On the x86_64 platform, TotalView also stages the libraries required to support ReplayEngine, which include:

/usr/bin/ld

/usr/bin/objcopy

TVROOT/lib/libundodb_debugger_x64.so

TVROOT/lib/undodb_a_x64.o

TVROOT/lib/libundodb_infiniband_preload_x64.so

TVROOT/lib/undodb_a_x32.o

TVROOT/lib/libundodb_infiniband_preload_x32.so

The above list is then passed to the shell script named "cray_sysdso_deps.sh" to calculate the system shared libraries needed by the executables and shared libraries on the base list. The actual list of system libraries can vary from system to system, but typically consists of the following files:

/lib64/libgcc_s.so.1

/usr/lib64/libbfd-<version>.so

/usr/lib64/libstdc++.so.6

The version of libbfd, which is needed by ld and objcopy, varies from system to system.

The default value is a space-separated string-list of file names that are transferred (staged) to the compute nodes. These files are the shell script, executable and shared library files required to run the MRNet commnode and TotalView debugger server processes on the compute nodes. When instantiating the MRNet tree on Cray, the ALPS Tool Helper library is used to broadcast these files into the compute nodes' ramdisk under the /var/spool/alps/apid directory. TVROOT is the path to the platform-specific files in the TotalView installation.

Note that most up-to-date Cray systems support the debugger using the Cray Tools Interface (CTI) library, however TotalView attempts to support older legacy Cray systems that do not have CTI available by using the ALPS Tool Helper (ATH) library.

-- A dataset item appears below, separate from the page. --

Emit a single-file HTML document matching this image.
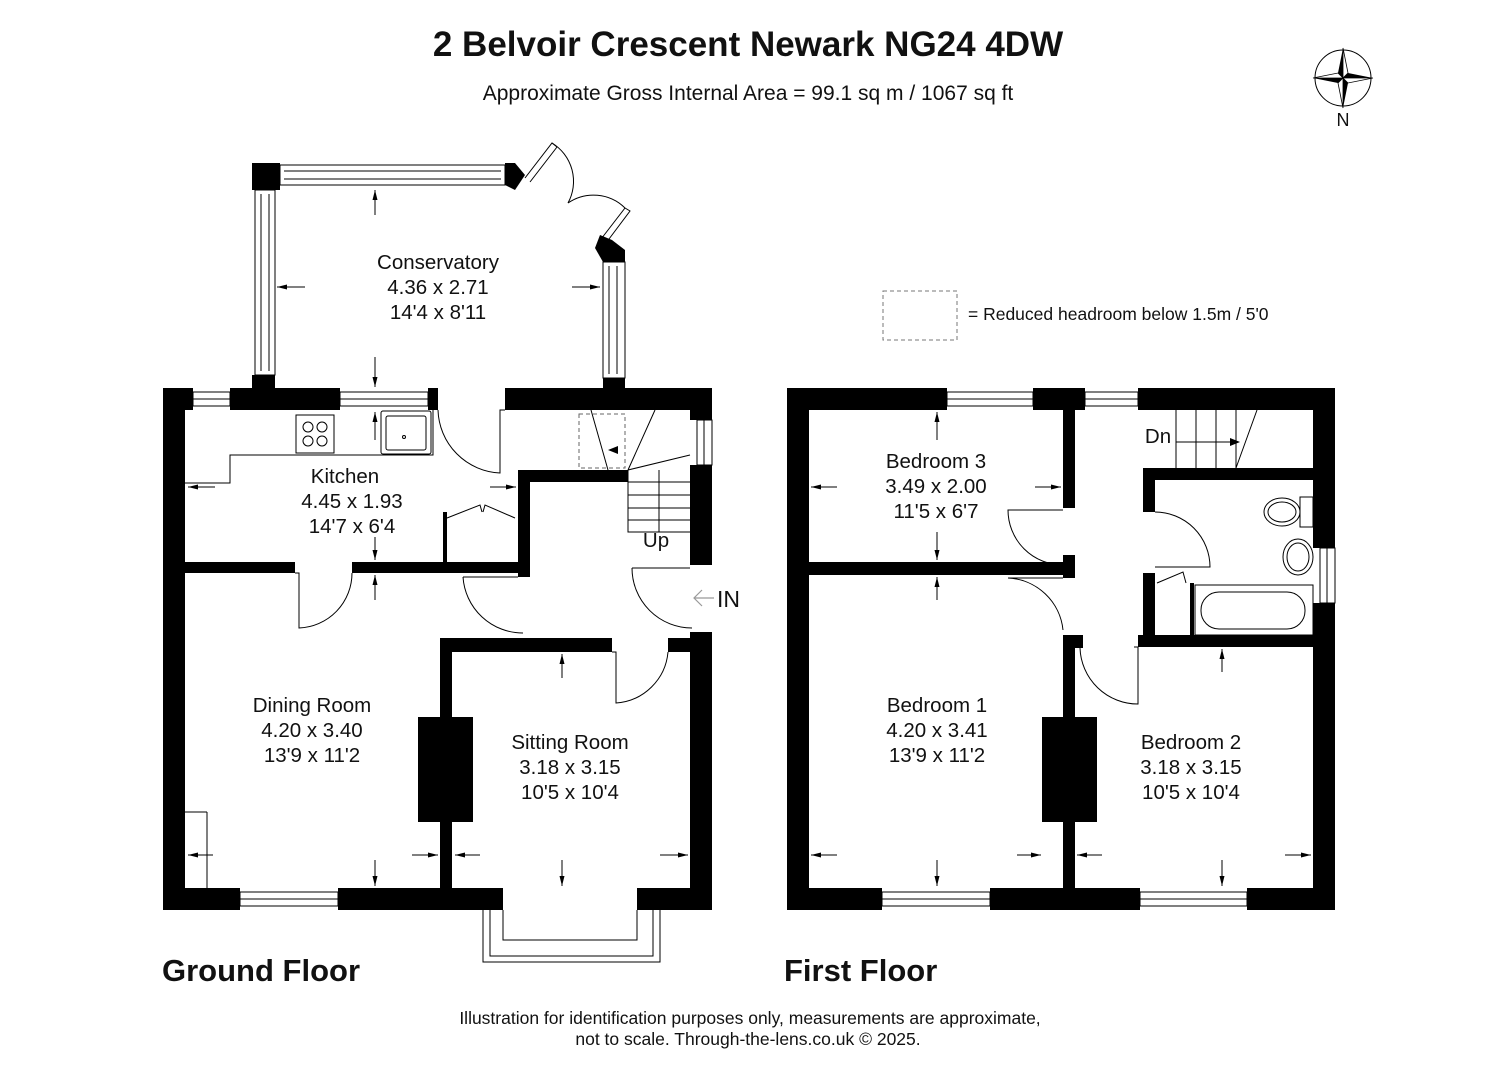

–cray_cti_mrnet_xfer_file_list

Option: –cray_cti_mrnet_xfer_file_list stringlist

State variable: TV::cray_cti_mrnet_xfer_file_list stringlist

Default value:

The default value is calculated at TotalView startup time, as follows. The following is used the “base” list of files needed by TotalView on the Cray compute nodes when MRNet and the Cray CTI libraries are in use.

TVROOT/bin/mrnet_commnode_main_cray_cti

TVROOT/bin/tvdsvrmain_mrnet

TVROOT/shlib/mpa/obj_cray_xt/libmpattr.so.1

TVROOT/shlib/unwind/obj/libunwind-*.so.8

TVROOT/shlib/mrnet/obj_cray_cti/libmrnet.so

TVROOT/shlib/mrnet/obj_cray_cti/libxplat.so

TVROOT/shlib/mrnet/obj_cray_cti/libservertree_filters.so.1

TVROOT/shlib/mrnet/obj_cray_cti/libtvwrapcti.so.1

/lib64/libthread_db.so.1

Note that the name of the "libunwind-*.so.8" library depends on the platform, and will be either "libunwind-x86_64.so.8" for x86_64 or "libunwind-aarch64.so.8" for ARM64.

On the x86_64 platform, TotalView also stages the libraries required to support ReplayEngine, which include:

/usr/bin/ld

/usr/bin/objcopy

TVROOT/lib/libundodb_debugger_x64.so

TVROOT/lib/undodb_a_x64.o

TVROOT/lib/libundodb_infiniband_preload_x64.so

Note that CTI does not support staging 32-bit ELF files, therefore they are not included in the above list. Shared library dependencies are calculated by CTI itself, therefore CTI takes care of staging any additional required shared library dependencies.